The verifiable news was that D.A. Stuart, who had recently become the sole owner of the club’s unfinished track by buying out C.B. Dugan, had sold a controlling interest to John Condon, owner of a race track in Chicago. The Gazette reported that Condon intended to move as much of his staff from the Harlem Jockey Club to Hot Springs as possible, starting with Superintendent W.A. Myer.

The chosen site for the Oaklawn track was a pasture used for horse-racing, if only by farm boys racing their ponies, since before the Civil War. The Gazette reported that the new track was only about half built, and it was projected that $350,000 would be spent to complete it.

The Gazette also repeated a juicy rumor from Hot Springs, originally printed in the St. Louis Star, that the wealthy Harry Payne Whitney, whom the National Museum of Racing calls one of the “most visible and successful participants” in horse-racing at the time, had bought a third interest in the Oaklawn project and that there was “no attempt made by officials of the [racing] plant to deny it.”

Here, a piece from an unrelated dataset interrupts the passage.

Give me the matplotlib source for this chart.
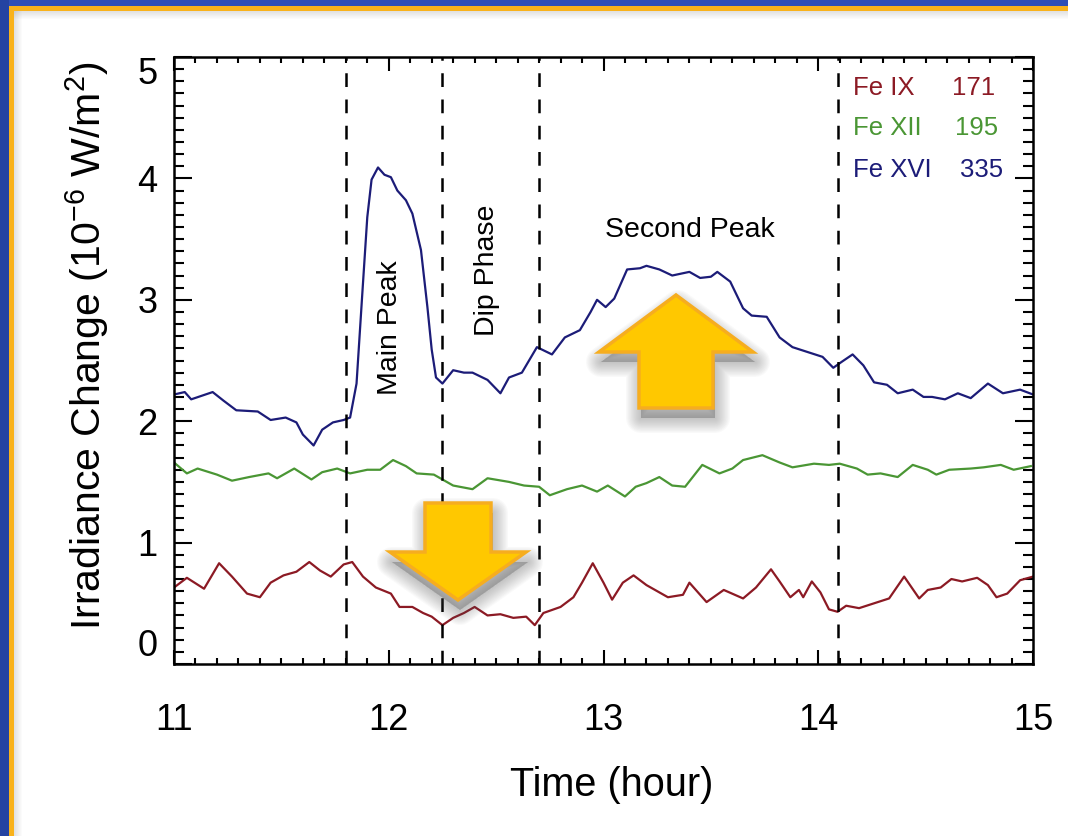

A Texas horse owner named N.B. Tichenor who was staying in Hot Springs confirmed that the Whitney rumor was being noised about the city and, though he didn’t know whether it was true, said, “One thing is certain … money is coming from somewhere in bundles.” If this were true, “the best horses on the American turf will be seen in the Vapor City and one of the greatest meetings in the history of winter racing will be given during the next six months,” the Gazette said. But Whitney’s involvement appears to have been hearsay only.

Oaklawn Park opened for its first season on Feb. 15, 1905. Designed by Zachary Taylor Davis, the architect who later would design Chicago’s Wrigley Field, the facility cost $500,000 and seated 1,500 people, with a state of the art grandstand that boasted steam heat and a glass enclosure.

By 1916, Oaklawn was owned by brothers Louis and Charles Cella, also members of the original Oaklawn Jockey Club, according to Oaklawn.com, and the park has remained in the Cella family ever since.

Today the Oaklawn Racing Casino Resort is Arkansas’ only thoroughbred horse-racing venue. It hosts the prestigious Arkansas Derby and the Smarty Jones Stakes during racing season and operates its casino resort year-round.